John Timothy HARRIS, Appellant,
v.
STATE of Florida, Appellee.

No. 91-03003.

District Court of Appeal of Florida, Second District.

December 2, 1992.

James Marion Moorman, Public Defender, Bartow, and Tonja R. Vickers, Asst. Public Defender, Bartow, for appellant.

Robert A. Butterworth, Atty. Gen., Tallahassee, and Peggy A. Quince, Asst. Atty. Gen., Tampa, for appellee.

THREADGILL, Acting Chief Judge.

John Timothy Harris appeals an order revoking his community control contending that the violations were not willful or substantial. We reverse.

The appellant pled guilty to delivery of cocaine.[1] At sentencing, he was classified as a habitual offender and placed on community control for two years with a condition of one year in the county jail.

After his release from jail, he was charged with two failure to report violations. The first violation occurred the day of his release when he did not immediately report to his community control officer as instructed. He was released on a Friday *37 and did not report until the following Monday because, according to his testimony, his community control officer told him to report the following Monday if he were released after 1:00 p.m. on a Friday. The community control officer did not deny this, but testified it would have been standard procedure for the appellant to report on Friday if he were released at 1:00 p.m.
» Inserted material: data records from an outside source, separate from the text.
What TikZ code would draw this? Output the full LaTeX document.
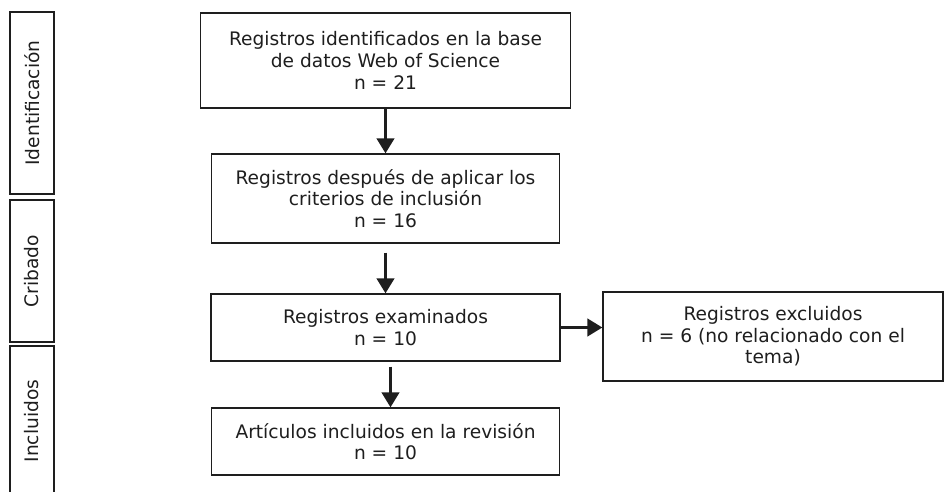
\documentclass[tikz,border=0pt]{standalone}
\usepackage{fontspec}
\setmainfont{DejaVu Sans}
\usetikzlibrary{arrows.meta,calc}

\definecolor{ink}{HTML}{1E1E1E}

\begin{document}
\begin{tikzpicture}[x=0.02cm, y=-0.02cm, color=ink,
		box/.style={draw, line width=0.8pt, align=center, inner sep=0pt,
			font=\fontsize{10.6}{12.3}\selectfont},
		side/.style={draw, line width=0.8pt, rotate=90, inner sep=0pt, minimum height=0.88cm,
			font=\fontsize{10.6}{12.3}\selectfont},
		arr/.style={line width=1.4pt, -{Triangle[width=10pt,length=8.5pt]}}]
		\useasboundingbox (0,0) rectangle (945,492);
		\node[side, minimum width=3.64cm] (Iden) at (32,103) {Identificación};
		\node[side, minimum width=2.84cm] (Crib) at (32,271) {Cribado};
		\node[side, minimum width=3.0cm] (Incl) at (32,421) {Incluidos};
		\node[box, minimum width=7.4cm, minimum height=1.9cm] (B1) at (385.5,60.5)
			{Registros identificados en la base\\ de datos Web of Science\\ n = 21};
		\node[box, minimum width=6.96cm, minimum height=1.78cm] (B2) at (385.5,198.5)
			{Registros después de aplicar los\\ criterios de inclusión\\ n = 16};
		\node[box, minimum width=6.98cm, minimum height=1.34cm] (B3) at (385.5,327.5)
			{Registros examinados\\ n = 10};
		\node[box, minimum width=6.96cm, minimum height=1.34cm] (B4) at (385.5,441.5)
			{Artículos incluidos en la revisión\\ n = 10};
		\node[box, minimum width=6.8cm, minimum height=1.78cm] (Excl) at (773,336.5)
			{Registros excluidos\\ n = 6 (no relacionado con el\\ tema)};
		\draw[arr] (B1.south) -- (B2.north);
		\draw[arr, shorten <=9*0.02cm] (B2.south) -- (B3.north);
		\draw[arr, shorten <=5*0.02cm] ([xshift=5*0.02cm]B3.south) -- ([xshift=5*0.02cm]B4.north);
		\draw[arr] (B3.east) -- (B3.east -| Excl.west);
	\end{tikzpicture}
\end{document}
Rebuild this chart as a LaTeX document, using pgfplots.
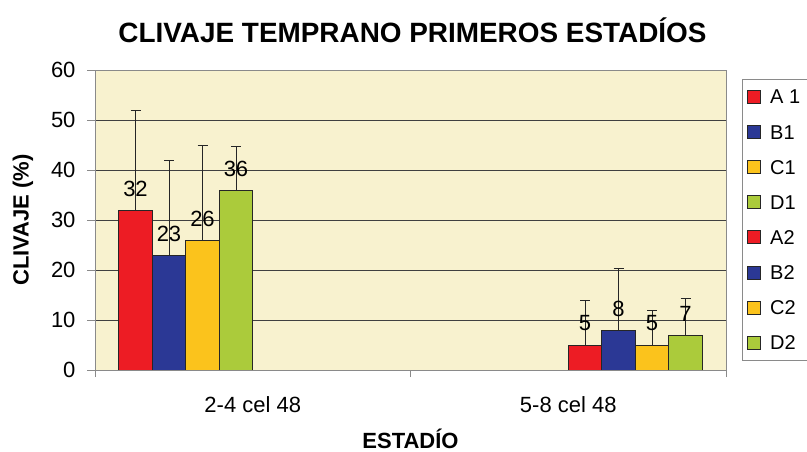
\documentclass[border=0pt]{standalone}
\usepackage{fontspec}
\setmainfont{Liberation Sans}
\usepackage{pgfplots}
\pgfplotsset{compat=1.18}
\definecolor{cA}{HTML}{ED1C24}
\definecolor{cB}{HTML}{2B3895}
\definecolor{cC}{HTML}{FBC31C}
\definecolor{cD}{HTML}{ABCB3B}
\definecolor{bgc}{HTML}{F8F2CF}
\definecolor{gridc}{HTML}{404040}
\definecolor{axc}{HTML}{8A8A8A}
\begin{document}
\begin{tikzpicture}
\path[use as bounding box] (0,0) rectangle (807bp,452bp);
\begin{axis}[
  at={(95bp,82bp)}, anchor=south west,
  scale only axis, width=631bp, height=300bp,
  /pgf/number format/assume math mode=true,
  font=\fontsize{22bp}{26bp}\selectfont,
  xmin=-0.5, xmax=1.5, ymin=0, ymax=60,
  enlargelimits=false,
  ytick={0,10,...,60},
  xtick={0,1}, xticklabels={2-4 cel 48, 5-8 cel 48},
  minor xtick={-0.5,0.5,1.5},
  major x tick style={draw=none},
  minor x tick style={draw=axc, line width=0.8bp},
  minor tick length=7bp,
  major tick length=8bp,
  tick align=outside,
  ytick pos=left, xtick pos=bottom,
  y tick style={draw=axc, line width=0.8bp},
  axis line style={draw=axc, line width=0.8bp},
  axis background/.style={fill=bgc},
  ymajorgrids, grid style={draw=gridc, line width=0.7bp},
  yticklabel style={xshift=-8bp},
  xticklabel style={yshift=-15bp},
  title={\bfseries\fontsize{27.9bp}{32bp}\selectfont CLIVAJE TEMPRANO PRIMEROS ESTADÍOS},
  every axis title/.style={at={(axis description cs:0.5,1)}, anchor=center, yshift=40bp, xshift=2bp},
  xlabel={\bfseries ESTADÍO},
  every axis x label/.style={at={(axis description cs:0.5,0)}, anchor=center, yshift=-69bp},
  ylabel={\bfseries CLIVAJE (\%)},
  every axis y label/.style={at={(axis description cs:-0.1141,0.5)}, anchor=center, rotate=90},
  ybar=0pt, bar width=33.5bp,
  every axis plot/.append style={draw=black!85, line width=1bp},
  nodes near coords,
  every node near coord/.append style={anchor=center, yshift=21.5bp, font=\fontsize{22bp}{26bp}\selectfont, black},
  error bars/y dir=plus, error bars/y explicit,
  error bars/error bar style={draw=black!85, line width=0.8bp},
  error bars/error mark options={rotate=90, draw=black!85, line width=0.8bp, mark size=5bp},
  legend style={at={(axis description cs:1.0254,0.97)}, anchor=north west,
    draw=axc, line width=0.8bp, fill=white, inner xsep=5bp, inner ysep=0bp, row sep=0bp, column sep=6bp,
    font=\fontsize{20bp}{24bp}\selectfont,
    nodes={text height=14bp, text depth=0bp, inner ysep=10.55bp, inner xsep=3bp}},
  legend cell align=left,
  legend image code/.code={\draw[#1, draw=black!85, line width=0.8bp] (0bp,-6.5bp) rectangle (13bp,6.5bp);},
]
\addplot[fill=cA] coordinates {(0,32) +- (0,20)};
\addplot[fill=cB] coordinates {(0,23) +- (0,19)};
\addplot[fill=cC] coordinates {(0,26) +- (0,19)};
\addplot[fill=cD] coordinates {(0,36) +- (0,8.7)};
\addplot[fill=cA] coordinates {(1,5) +- (0,9)};
\addplot[fill=cB] coordinates {(1,8) +- (0,12.4)};
\addplot[fill=cC] coordinates {(1,5) +- (0,7)};
\addplot[fill=cD] coordinates {(1,7) +- (0,7.3)};
\legend{A 1, B1, C1, D1, A2, B2, C2, D2}
\end{axis}
\end{tikzpicture}
\end{document}
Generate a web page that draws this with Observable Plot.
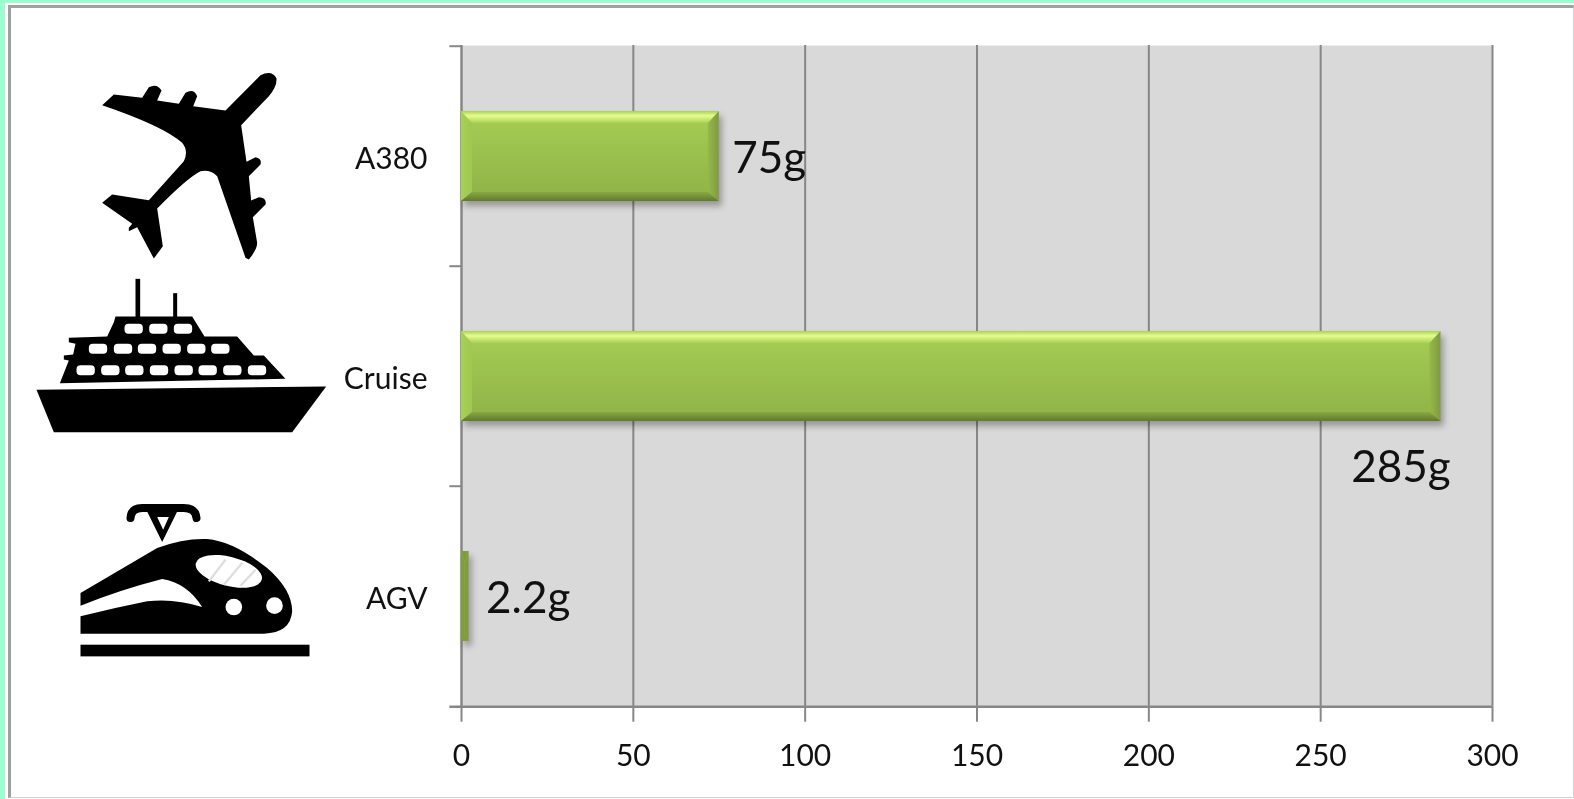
<!DOCTYPE html>
<html>
<head>
<meta charset="utf-8">
<script src="https://cdn.jsdelivr.net/npm/d3@7"></script>
<script src="https://cdn.jsdelivr.net/npm/@observablehq/plot@0.6"></script>
<style>
html,body{margin:0;padding:0;width:1574px;height:799px;overflow:hidden;background:#99ffcc}
#outer{position:absolute;left:5px;top:3px;width:1569px;height:796px;background:#fff}
#inner{position:absolute;left:3px;top:2px;right:0;bottom:1px;border:solid #a0a0a0;border-width:3px 1px 1px 3px;background:#fff;border-right-color:#d0d0d0;border-bottom-color:#d0d0d0}
#chart{position:absolute;left:0;top:0}
#chart svg{background:transparent;filter:blur(.55px);display:block}
</style>
</head>
<body>
<div id="outer"><div id="inner"></div></div>
<div id="chart"></div>
<script>
const categories = ["A380", "Cruise", "AGV"];
const values = [75, 285, 2.2];
const labels = ["75g", "285g", "2.2g"];
const xTicks = [0, 50, 100, 150, 200, 250, 300];

const plane = `<svg xmlns="http://www.w3.org/2000/svg" viewBox="0 0 1440 810"><path d="M780 222Q815 205 828 232Q830 255 805 285L722 372L738 482L765 468Q785 472 780 490L745 525L752 598L775 588Q800 590 795 610L757 648L770 725Q770 745 745 775L735 770L650 525Q630 505 600 510Q560 530 470 622L487 735L460 772L410 678L385 690L385 680L395 668L305 605L335 580L445 597L550 480Q565 450 545 425Q490 375 305 312L340 280L425 290L445 258Q470 245 483 268L470 298L535 308L555 275Q580 260 590 285L578 315L675 328Z"/></svg>`;

const windowRows = [[190, [372, 446, 520]], [250, [265, 340, 412, 486, 560, 632]], [314, [228, 302, 374, 448, 522, 594, 668, 742]]];
const ship = `<svg xmlns="http://www.w3.org/2000/svg" viewBox="0 0 1440 600"><path d="M108 388L977 378L875 515L160 515Z"/><path d="M178 368L855 355L790 285L760 285L710 228L612 228L575 168L345 168L340 185L320 228L205 232L205 245L225 250L218 282L190 285L190 297L205 300Z"/><rect x="405" y="55" width="14" height="120"/><rect x="518" y="98" width="12" height="75"/>${windowRows.map(([t, xs]) => xs.map(l => `<rect x="${l}" y="${t}" width="55" height="30" rx="12" fill="#fff"/>`).join("")).join("")}</svg>`;

const train = `<svg xmlns="http://www.w3.org/2000/svg" viewBox="0 0 1440 957"><path d="M390 115Q392 85 425 85L550 85Q585 85 588 115" fill="none" stroke="#000" stroke-width="24" stroke-linecap="round"/><path fill-rule="evenodd" d="M438 92L532 92L485 187ZM470 112L505 112L488 150Z"/><path d="M240 340L470 205Q550 175 620 178Q700 185 800 265Q875 330 875 395Q870 460 790 462L240 462L240 410Q340 385 440 365Q520 355 605 382Q560 310 485 298Q360 330 240 378Z"/><ellipse cx="685" cy="275" rx="102" ry="44" transform="rotate(14 685 275)" fill="#fff"/><path d="M625 305L675 240M670 315L725 250M720 318L765 270" stroke="#dedede" stroke-width="7"/><circle cx="700" cy="382" r="25" fill="#fff"/><circle cx="822" cy="378" r="25" fill="#fff"/><rect x="240" y="495" width="687" height="35"/></svg>`;

const dataUri = s => "data:image/svg+xml;utf8," + encodeURIComponent(s);
const rows = categories.map((category, i) => ({category, value: values[i], label: labels[i]}));
const frameH = 661.7, step = frameH / 3;
const gridColor = "#878787";
const ink = "#111111";

const defs = () => d3.create("svg:defs").html(`
<linearGradient id="face" x1="0" y1="0" x2="0" y2="1"><stop offset="0" stop-color="#a6ce53"/><stop offset="1" stop-color="#8fb248"/></linearGradient>
<linearGradient id="bevTop" x1="0" y1="0" x2="0" y2="1"><stop offset="0" stop-color="#a8d24f"/><stop offset=".4" stop-color="#e6fd90"/><stop offset="1" stop-color="#a9d054"/></linearGradient>
<linearGradient id="bevBottom" x1="0" y1="0" x2="0" y2="1"><stop offset="0" stop-color="#8aa842"/><stop offset="1" stop-color="#5f7a2e"/></linearGradient>
<linearGradient id="bevLeft" x1="0" y1="0" x2="1" y2="0"><stop offset="0" stop-color="#a8d056"/><stop offset="1" stop-color="#a0c750"/></linearGradient>
<linearGradient id="bevRight" x1="0" y1="0" x2="1" y2="0"><stop offset="0" stop-color="#96b84b"/><stop offset="1" stop-color="#7e9c3c"/></linearGradient>`).node();

function bevel(index, scales, vals, dims, ctx, next) {
  const g = next(index, scales, vals, dims, ctx);
  g.style.filter = "drop-shadow(3px 5px 3px rgba(0,0,0,.3))";
  const sel = d3.select(g);
  sel.selectAll("rect").each(function () {
    const x = +this.getAttribute("x"), y = +this.getAttribute("y");
    const w = +this.getAttribute("width"), h = +this.getAttribute("height");
    const narrow = w < 22;
    const bh = Math.min(11, w / 2), bt = 12, bb = 9;
    const poly = (pts, fill) => sel.append("polygon").attr("points", pts.map(p => p.join(",")).join(" ")).attr("fill", narrow ? "#7f9c3e" : fill);
    poly([[x, y], [x + bh, y + bt], [x + bh, y + h - bb], [x, y + h]], "url(#bevLeft)");
    poly([[x + w, y], [x + w - bh, y + bt], [x + w - bh, y + h - bb], [x + w, y + h]], "url(#bevRight)");
    poly([[x, y], [x + w, y], [x + w - bh, y + bt], [x + bh, y + bt]], "url(#bevTop)");
    poly([[x, y + h], [x + w, y + h], [x + w - bh, y + h - bb], [x + bh, y + h - bb]], "url(#bevBottom)");
  });
  return g;
}

const labelFont = {fontSize: 44, fill: ink};
const iconOpts = {frameAnchor: "left", y: "category", width: 0, height: 0};

const chart = Plot.plot({
  width: 1574,
  height: 799,
  marginLeft: 461,
  marginRight: 82,
  marginTop: 45,
  marginBottom: 92.3,
  style: {fontFamily: "Lato, sans-serif", fontSize: "30px", background: "transparent"},
  x: {domain: [0, 300], label: null},
  y: {domain: categories, paddingInner: 0.59, paddingOuter: 0.295, label: null},
  marks: [
    defs,
    Plot.frame({fill: "#d9d9d9", stroke: null}),
    Plot.gridX(xTicks.slice(1), {stroke: gridColor, strokeOpacity: 1, strokeWidth: 2}),
    Plot.ruleX([0], {stroke: gridColor, strokeWidth: 2.5}),
    Plot.ruleY(categories, {y: d => d, x1: -3.4, x2: 0, dy: -step / 2, stroke: gridColor, strokeWidth: 2}),
    Plot.ruleY(categories.slice(-1), {y: d => d, x1: -3.4, x2: 300, dy: step / 2, stroke: gridColor, strokeWidth: 2.5}),
    Plot.axisX(xTicks, {anchor: "bottom", tickSize: 15, tickPadding: 22, stroke: gridColor, fill: ink, strokeWidth: 2, label: null, tickFormat: d => String(d)}),
    Plot.axisY(categories, {anchor: "left", tickSize: 0, tickPadding: 34, fill: ink, label: null, dy: 3}),
    Plot.barX(rows, {x: "value", y: "category", fill: "url(#face)", render: bevel}),
    Plot.text(rows.filter(d => d.category === "A380"), {x: "value", y: "category", text: "label", textAnchor: "start", dx: 13, dy: 2, ...labelFont}),
    Plot.text(rows.filter(d => d.category === "Cruise"), {x: "value", y: "category", text: "label", textAnchor: "middle", dx: -40, dy: 91, ...labelFont}),
    Plot.text(rows.filter(d => d.category === "AGV"), {x: "value", y: "category", text: "label", textAnchor: "start", dx: 17, dy: 2, ...labelFont}),
    Plot.image(rows.slice(0, 1), {...iconOpts, src: () => dataUri(plane), width: 480, height: 270, dx: -221, dy: -20.3}),
    Plot.image(rows.slice(1, 2), {...iconOpts, src: () => dataUri(ship), width: 480, height: 200, dx: -221, dy: -16}),
    Plot.image(rows.slice(2, 3), {...iconOpts, src: () => dataUri(train), width: 480, height: 319, dx: -221, dy: 42.7})
  ]
});
document.getElementById("chart").append(chart);
</script>
</body>
</html>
As to the second violation, the evidence showed that when the appellant telephoned the community control office at a later date to discuss his transfer to Orlando, he was told to make an appointment, which he did not do. The appellant contends that he had decided not to pursue the transfer because he had no place to live in Orlando and knew the request would be denied.

After revoking the appellant's community control, the trial court sentenced him to thirty years in prison as a habitual offender. The guidelines recommendation was five and a half to twelve years in prison.

A violation which triggers a revocation of probation must be willful and substantial. Hightower v. State, 529 So. 2d 726, 727 (Fla. 2d DCA 1988). Although a trial court has broad discretion to determine whether a term of probation has been violated, the greater weight of the evidence in this case does not support the court's determination that the appellant's actions were willful and substantial. See id.

The appellant made a reasonable attempt to comply with the conditions of community control. His failure to report and to make an appointment was more the result of miscommunication or confusion than a deliberate act of misconduct.

We therefore reverse the order of revocation and remand for the reinstatement of the appellant's community control.

Reversed and remanded.

PARKER and BLUE, JJ., concur.

NOTES

[1] ยง 893.13(1)(a)1., Fla. Stat. (Supp. 1990).